One persons journal of the journey of life post diagnosis of cancer. Just my way of dealing with my own mortality.
Tuesday, 13 January 2015
The Christmas story...Soft medicine
Its difficult when you are so depleted & worn low to look at Christmas with enthusiasm. Its a time for family and celebration, reconciliation and joy. Instead I found myself torn & tearful, awaiting the scan and its results; too much emotion, my stress bucket brimming over. Feeling hope yet hopeless, whilst all the time striving to be cheerful, positive, upbeat, in short 'Merry'.
Late on the afternoon of Christmas eve the phone rang and one of the hospital oncologists had gone out of his way to call to inform us that largely speaking the scan results were good. No sign of active cancer in the lower torso, again some anomalies in the left chest area that they wanted to ask the respiratory specialists to consider. Probably not cancer, could be from a previous infection, blood tests should clarify this and any actions could then be decided with the oncologist in January. We were overjoyed, it had worked. All those weeks of drugs, distress ,illness & infirmity had paid off; at least for a while we had a truly positive outcome and this man had taken it upon himself to give us the best of all Christmas gifts with this good news.
So we had a truly joyful Christmas and a tired, but uplifting, new year. We visited France & French friends, languished in front of wood fires and at midnight into the new year drank champagne outside our lovely French farmhouse; looking at the stars and listening to the church bells from the villages and the laughter & distant noise of happy voices.
We returned early January to meet with the lead oncologist and discuss this further & here is where we found a phenomenon we had experienced before & seems almost inevitable in cancer care. Its called confusion...' Medical Mixed Message Syndrome'. Not a true ailment or affliction, but seems to exist whenever serious illness and human emotions need to be considered. Its about how words are used and delivered, its about the academic, purely logical analysis and the experiential voice of reason and empathy with truth.
The news was no different, the facts no clearer or changed, but how the words were delivered and their effect was very different. We were given all the possible outcomes, all the negative possibilities and our questions and the side effects politely listened too and then dismissed.
Its not that the words had different meanings, or that the message was changed, more that the overall effect was undermining, less positive, flat and we came away feeling deflated and anxious. Not till a weekend of discussing and dismembering did we come to realise nothing had fundamentally changed.
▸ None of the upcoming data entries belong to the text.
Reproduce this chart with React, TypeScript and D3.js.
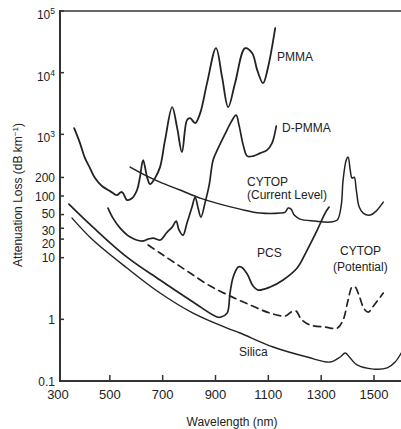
import React from "react";
import * as d3 from "d3";

// wavelength (nm), attenuation loss (dB/km)
const pmma: [number, number][] = [
  [365, 1259], [387, 720], [406, 411], [425, 283], [444, 195], [470, 145], [501, 120],
  [527, 103], [542, 116], [550, 111], [565, 86], [584, 92], [603, 125], [614, 202],
  [626, 382], [641, 202], [652, 156], [671, 195], [690, 294], [709, 805], [736, 2760],
  [755, 1259], [773, 514], [792, 1700], [804, 1832], [823, 1520], [842, 2206], [868, 6760],
  [902, 24950], [925, 8450], [948, 2760], [974, 6760], [1012, 24950], [1039, 20700],
  [1058, 10990], [1080, 6760], [1099, 12280], [1126, 52600],
];

const dpmma: [number, number][] = [
  [493, 63.7], [512, 43.8], [539, 30.2], [577, 21.6], [622, 18.6], [645, 20.0], [664, 20.8],
  [690, 19.3], [717, 26.0], [736, 31.3], [751, 39.2], [762, 28.0], [777, 23.2], [792, 36.4],
  [811, 66.1], [823, 96], [834, 63.7], [845, 45.5], [861, 79.6], [876, 150], [891, 382],
  [910, 597], [936, 1007], [959, 1577], [978, 2047], [989, 1409], [1005, 668], [1020, 443],
  [1042, 443], [1069, 496], [1095, 555], [1114, 720], [1130, 1358],
];

const cytopCurrent: [number, number][] = [
  [577, 294], [633, 218], [690, 168], [766, 125], [842, 92.5], [917, 73.9], [993, 61.3],
  [1069, 52.8], [1145, 52.8], [1164, 54.8], [1175, 63.7], [1186, 61.3], [1198, 49.0],
  [1220, 42.2], [1277, 39.2], [1334, 37.8], [1361, 40.7], [1376, 71.2], [1383, 181],
  [1395, 382], [1402, 427], [1410, 263], [1417, 195], [1425, 202], [1433, 125], [1444, 66.1],
  [1459, 52.8], [1486, 49.0], [1508, 56.9], [1535, 79.6],
];

const pcs: [number, number][] = [
  [345, 73.9], [436, 31.3], [565, 10.2], [690, 4.34], [815, 1.91], [906, 1.09], [921, 1.09],
  [944, 1.26], [955, 2.67], [967, 4.85], [986, 7.04], [997, 7.04], [1020, 5.42], [1042, 3.46],
  [1061, 2.98], [1107, 3.34], [1156, 4.34], [1209, 6.78], [1247, 13.3], [1285, 28.0],
  [1315, 52.8], [1330, 66.1],
];

const cytopPotential: [number, number][] = [
  [645, 16.0], [690, 11.9], [747, 8.17], [804, 5.63], [880, 3.46], [955, 2.39], [1031, 1.71],
  [1107, 1.26], [1164, 1.13], [1186, 1.31], [1205, 1.36], [1224, 1.01], [1258, 0.81],
  [1315, 0.75], [1361, 0.72], [1383, 0.975], [1402, 2.06], [1417, 3.34], [1429, 3.34],
  [1444, 2.39], [1463, 1.47], [1478, 1.31], [1501, 1.71], [1535, 2.67],
];

const silica: [number, number][] = [
  [357, 43.8], [436, 19.3], [565, 6.78], [690, 2.67], [815, 1.26], [944, 0.72], [993, 0.60],
  [1118, 0.356], [1247, 0.245], [1334, 0.203], [1372, 0.245], [1391, 0.284], [1410, 0.236],
  [1436, 0.182], [1497, 0.156], [1550, 0.163], [1580, 0.203], [1603, 0.284],
];

const wlTicks = [300, 500, 700, 900, 1100, 1300, 1500];
const lossTicks = [0.1, 1, 10, 20, 30, 50, 100, 200, 1e3, 1e4, 1e5];

const W = 401;
const H = 429;
const font = "'Liberation Sans', Arial, Helvetica, sans-serif";
const ink = "#222";

// small nudges so the crowded 20/30/50 labels don't collide
const labelNudge: Record<string, number> = { "50": -1.5, "30": 2, "20": 4.5 };

export default function App() {
  const x = d3.scaleLinear().domain([300, 1500]).range([57, 374]);
  const y = d3.scaleLog().domain([0.1, 1e5]).range([381, 11]);
  const spineX = 60;
  const baseY = 381;

  const line = d3
    .line<[number, number]>()
    .x((d) => x(d[0]))
    .y((d) => y(d[1]))
    .curve(d3.curveCatmullRom.alpha(0.5));

  const series = [
    { data: pmma, width: 1.8, dash: undefined },
    { data: dpmma, width: 1.7, dash: undefined },
    { data: cytopCurrent, width: 1.5, dash: undefined },
    { data: pcs, width: 1.7, dash: undefined },
    { data: cytopPotential, width: 1.7, dash: "7,5" },
    { data: silica, width: 1.4, dash: undefined },
  ];

  const labels = [
    { text: "PMMA", x: 277, y: 61 },
    { text: "D-PMMA", x: 282, y: 132 },
    { text: "CYTOP", x: 247, y: 186 },
    { text: "(Current Level)", x: 247, y: 199 },
    { text: "PCS", x: 257, y: 257 },
    { text: "CYTOP", x: 340, y: 255 },
    { text: "(Potential)", x: 333, y: 271 },
    { text: "Silica", x: 239, y: 356 },
  ];

  const fmtTick = (v: number) => {
    if (v >= 1000) {
      const e = Math.round(Math.log10(v));
      return (
        <>
          10
          <tspan dy={-5} fontSize={8.5}>
            {e}
          </tspan>
        </>
      );
    }
    return String(v);
  };

  return (
    <svg
      width={W}
      height={H}
      style={{ position: "absolute", left: 0, top: 0, background: "#fff" }}
      fontFamily={font}
    >
      <rect width={W} height={H} fill="#fff" />

      {/* frame */}
      <line x1={spineX} x2={W} y1={11} y2={11} stroke="#333" strokeWidth={1.6} />
      <line x1={spineX} x2={spineX} y1={10} y2={baseY + 1} stroke="#333" strokeWidth={2} />
      <line x1={spineX - 1} x2={W} y1={baseY} y2={baseY} stroke="#333" strokeWidth={2} />

      {/* x ticks */}
      {wlTicks.map((t) => (
        <g key={"x" + t}>
          {t !== 300 && (
            <line x1={x(t)} x2={x(t)} y1={baseY} y2={baseY - 6} stroke="#333" strokeWidth={1.5} />
          )}
          <text x={t === 300 ? x(t) + 1 : x(t)} y={398.5} fontSize={13} textAnchor="middle" fill={ink}>
            {t}
          </text>
        </g>
      ))}

      {/* y ticks */}
      {lossTicks.map((t) => (
        <g key={"y" + t}>
          <line x1={spineX} x2={spineX + 4} y1={y(t)} y2={y(t)} stroke="#333" strokeWidth={1.5} />
          <text
            x={55}
            y={y(t) + (t >= 1000 ? 8 : 4.5) + (labelNudge[String(t)] || 0)}
            fontSize={12}
            textAnchor="end"
            fill={ink}
          >
            {fmtTick(t)}
          </text>
        </g>
      ))}

      {/* curves */}
      {series.map((s, i) => (
        <path
          key={i}
          d={line(s.data) || ""}
          fill="none"
          stroke={ink}
          strokeWidth={s.width}
          strokeDasharray={s.dash}
          strokeLinejoin="round"
          strokeLinecap="round"
        />
      ))}

      {/* curve labels */}
      {labels.map((l, i) => (
        <text key={i} x={l.x} y={l.y} fontSize={12} fill={ink}>
          {l.text}
        </text>
      ))}

      {/* axis titles */}
      <text x={232} y={426} fontSize={12} textAnchor="middle" fill={ink}>
        Wavelength (nm)
      </text>
      <text
        transform="translate(22,195) rotate(-90)"
        fontSize={12}
        textAnchor="middle"
        fill={ink}
      >
        Attenuation Loss (dB km
        <tspan dy={-4} fontSize={8}>
          −1
        </tspan>
        <tspan dy={4}>)</tspan>
      </text>
    </svg>
  );
}
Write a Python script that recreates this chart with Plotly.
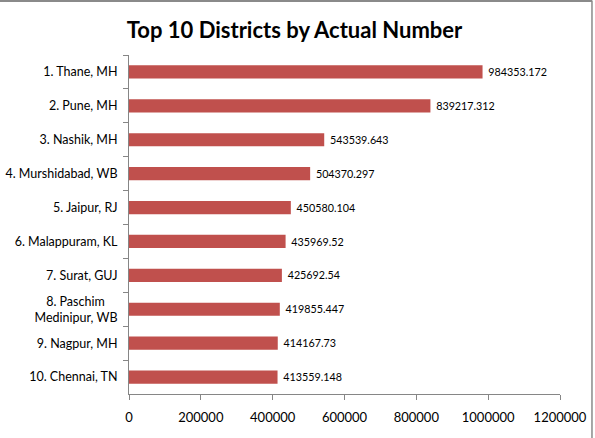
import plotly.graph_objects as go

districts = ["1. Thane, MH", "2. Pune, MH", "3. Nashik, MH", "4. Murshidabad, WB",
             "5. Jaipur, RJ", "6. Malappuram, KL", "7. Surat, GUJ",
             "8. Paschim\u00a0\u00a0\u00a0\u00a0<br>Medinipur, WB", "9. Nagpur, MH", "10. Chennai, TN"]
values = [984353.172, 839217.312, 543539.643, 504370.297, 450580.104,
          435969.52, 425692.54, 419855.447, 414167.73, 413559.148]
value_labels = ["984353.172", "839217.312", "543539.643", "504370.297", "450580.104",
                "435969.52", "425692.54", "419855.447", "414167.73", "413559.148"]
x_ticks = [0, 200000, 400000, 600000, 800000, 1000000, 1200000]

FONT = "Lato"

fig = go.Figure(go.Bar(
    x=values, y=districts, orientation="h",
    marker=dict(color="#C0504D", line=dict(width=0)),
    text=["\u00a0" + t for t in value_labels], textposition="outside", cliponaxis=False,
    textfont=dict(family=FONT, size=13, color="black"),
))

fig.update_layout(
    width=595, height=438,
    margin=dict(l=129, r=35, t=55, b=44, autoexpand=False),
    paper_bgcolor="white", plot_bgcolor="white",
    bargap=0.61,
    showlegend=False,
    title=dict(text="<b>Top 10 Districts by Actual Number</b>", x=0.495, xanchor="center",
               y=0.93, yanchor="middle",
               font=dict(family=FONT, size=22, color="black")),
    font=dict(family=FONT, size=12, color="black"),
)
fig.update_xaxes(range=[0, 1200000], tickvals=x_ticks, ticktext=[str(v) for v in x_ticks],
                 showgrid=False, zeroline=False, showline=True, linecolor="#868686",
                 ticks="outside", ticklen=5, tickcolor="#868686", automargin=False,
                 tickfont=dict(family=FONT, size=13, color="black"), ticklabelstandoff=6)
fig.update_yaxes(autorange="reversed", showgrid=False, showline=True, linecolor="#868686",
                 ticks="outside", ticklen=5, tickcolor="#868686", tickson="boundaries",
                 automargin=False,
                 tickfont=dict(family=FONT, size=12.5, color="black"), ticklabelstandoff=8)

# chart frame (top and right edges)
fig.add_shape(type="line", xref="paper", yref="paper", x0=-0.4, x1=1.0742, y0=1.1595, y1=1.1595,
              line=dict(color="#8a8a8a", width=2))
fig.add_shape(type="line", xref="paper", yref="paper", x0=1.0742, x1=1.0742, y0=1.161, y1=-0.2,
              line=dict(color="#8a8a8a", width=1.5))

fig.write_html("out.html", config={"displayModeBar": False},
               post_script="document.body.style.margin='0';document.body.style.overflow='hidden';")
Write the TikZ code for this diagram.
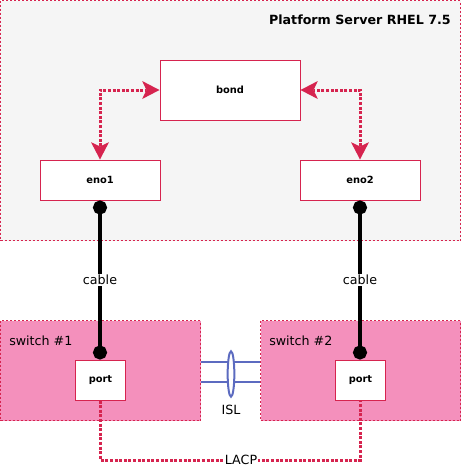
\documentclass[tikz,border=0pt]{standalone}
\usepackage{fontspec}
\setmainfont{DejaVu Sans}
\usetikzlibrary{arrows.meta,calc,shapes.geometric}
\definecolor{crim}{HTML}{D6244F}
\definecolor{pinkfill}{HTML}{F490BC}
\definecolor{srvfill}{HTML}{F5F5F5}
\definecolor{islblue}{HTML}{5C6BC0}
\tikzset{bondtip/.tip={Stealth[length=13pt,width=13.5pt,inset=3.2pt,fill=crim,line width=0pt]}}
\begin{document}
\begin{tikzpicture}[x=0.75pt,y=-0.75pt,
  container/.style={draw=crim,line width=0.75pt,dash pattern=on 1.5pt off 1.5pt,inner sep=0pt,anchor=north west},
  boxnode/.style={draw=crim,fill=white,line width=0.75pt,inner sep=0pt,font=\bfseries\fontsize{7.4}{8}\selectfont},
  bondlink/.style={draw=crim,line width=2.25pt,dash pattern=on 2.25pt off 1.2pt,{bondtip}-{bondtip}},
  cablelink/.style={draw=black,line width=3pt,{Circle[length=10.5pt]}-{Circle[length=10.5pt]}},
  lbl/.style={font=\fontsize{9.5}{11}\selectfont,inner sep=1pt},
  lacp/.style={draw=crim,line width=2.25pt,dash pattern=on 2.25pt off 1.2pt},
  isl/.style={draw=islblue,line width=1.5pt}
]
\useasboundingbox (0,0) rectangle (461,469);
% containers
\node[container,fill=srvfill,minimum width=345pt,minimum height=180pt] (srv) at (0,0) {};
\node[container,fill=pinkfill,minimum width=150pt,minimum height=75pt] (sw1) at (0,320) {};
\node[container,fill=pinkfill,minimum width=150pt,minimum height=75pt] (sw2) at (260,320) {};
\node[anchor=east,inner sep=0pt,font=\bfseries\fontsize{9.5}{11}\selectfont] (title) at (451,20) {Platform Server RHEL 7.5};
\node[anchor=west,lbl,inner sep=0pt] (sw1l) at (9,341) {switch \#1};
\node[anchor=west,lbl,inner sep=0pt] (sw2l) at (269,341) {switch \#2};
% boxes
\node[boxnode,minimum width=105pt,minimum height=45pt] (bond) at (230,90) {bond};
\node[boxnode,minimum width=90pt,minimum height=30pt] (eno1) at (100,180) {eno1};
\node[boxnode,minimum width=90pt,minimum height=30pt] (eno2) at (360,180) {eno2};
\node[boxnode,minimum width=38pt,minimum height=30pt] (port1) at (100.5,380) {port};
\node[boxnode,minimum width=38pt,minimum height=30pt] (port2) at (360.5,380) {port};
% bond links
\draw[bondlink] (eno1.north) |- (bond.west);
\draw[bondlink] (eno2.north) |- (bond.east);
% cables
\draw[cablelink] (eno1.south) -- (port1.north -| eno1.south) node[pos=0.5,lbl,fill=white] (c1) {cable};
\draw[cablelink] (eno2.south) -- (port2.north -| eno2.south) node[pos=0.5,lbl,fill=white] (c2) {cable};
% ISL
\coordinate (i1a) at ($(sw1.east)+(0,-9)$);
\coordinate (i1b) at ($(sw1.east)+(0,11)$);
\draw[isl] (i1a) -- (i1a -| sw2.west);
\draw[isl] (i1b) -- (i1b -| sw2.west);
\node[draw=islblue,line width=1.5pt,fill=white,ellipse,minimum width=5pt,minimum height=34pt,inner sep=0pt] (ell) at (231,374) {};
\node[lbl] (isllbl) at (231,410) {ISL};
% LACP
\coordinate (lb1) at (100.5,460);
\coordinate (lb2) at (360.5,460);
\draw[lacp] (port1.south) -- (lb1) -- (lb2) -- (port2.south);
\node[lbl,fill=white] (lacpl) at (241,460) {LACP};
\end{tikzpicture}
\end{document}
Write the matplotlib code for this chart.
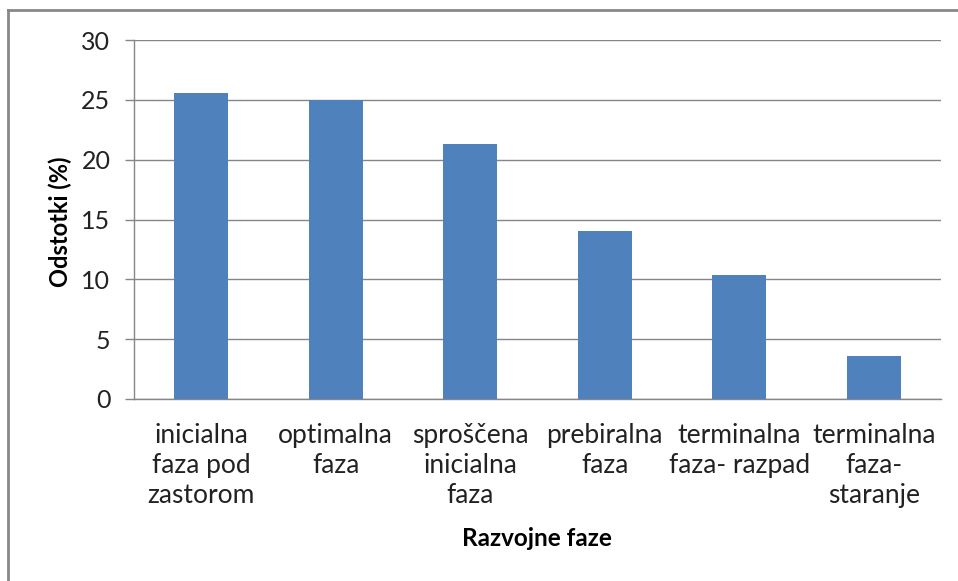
import matplotlib
matplotlib.use("Agg")
import matplotlib.pyplot as plt
from matplotlib.lines import Line2D

categories = ["inicialna\nfaza pod\nzastorom", "optimalna\nfaza", "sproščena\ninicialna\nfaza",
              "prebiralna\nfaza", "terminalna\nfaza- razpad", "terminalna\nfaza-\nstaranje"]
values = [25.6, 25.0, 21.3, 14.0, 10.4, 3.6]
yticks = [0, 5, 10, 15, 20, 25, 30]

plt.rcParams['font.family'] = ['Lato', 'DejaVu Sans']

W, H = 958, 581
fig = plt.figure(figsize=(W / 100, H / 100), dpi=100)
ax = fig.add_axes([134 / W, 1 - 399 / H, (941 - 134) / W, (399 - 40) / H])

x = list(range(len(categories)))
ax.bar(x, values, width=0.4, color='#4F81BD', zorder=3)
ax.set_xlim(-0.5, len(categories) - 0.5)
ax.set_ylim(0, 30)
ax.set_yticks(yticks)
ax.set_yticklabels([str(t) for t in yticks], fontsize=18, color='#222222')
ax.set_xticks(x)
ax.set_xticklabels(categories, fontsize=19, color='#222222', linespacing=1.25)
ax.tick_params(axis='x', length=0, pad=17)
ax.tick_params(axis='y', length=6.5, width=1, color='#868686', pad=10.5)
ax.grid(axis='y', color='#868686', lw=1, zorder=0)
for s in ['top', 'right']:
    ax.spines[s].set_visible(False)
for s in ['left', 'bottom']:
    ax.spines[s].set_color('#868686')
    ax.spines[s].set_linewidth(1)

fig.text(60 / W, 1 - 222 / H, 'Odstotki (%)', fontsize=17, fontweight='bold', rotation=90,
         ha='center', va='center')
fig.text(537 / W, 1 - 538 / H, 'Razvojne faze', fontsize=17.5, fontweight='bold', ha='center', va='center')

# outer chart border (Excel chart area)
fig.add_artist(Line2D([8 / W, 8 / W], [0, 1 - 10 / H], transform=fig.transFigure, color='#888888', lw=2))
fig.add_artist(Line2D([8 / W, 1], [1 - 10 / H, 1 - 10 / H], transform=fig.transFigure, color='#888888', lw=2))

fig.savefig('out.png', dpi=100)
Then on Monday we had calls from support staff at both hospitals which re-spun the facts, had positive structure and affirmed our pre-Christmas optimism.
Its partly that the minds of some medics are so high functioning that they can't move into the real world of people & empathy skills and partly that they need to deal with certainties and will not enter into the realm of empathy, aspiration and hope. I call it 'Soft Medicine'; the analogy lies in the artistic concept of ' Form and Function', should a design be beautiful for the sake of beauty or should it always have functionality first.
I think our medics have a difficult line to tread; between experiential & life affirming versus academic & clinical accuracy. Its seems to me its all about the spaces between the grains of sand.
They say 'Beware the surgeons blade', but perhaps we should be more fearful of his words.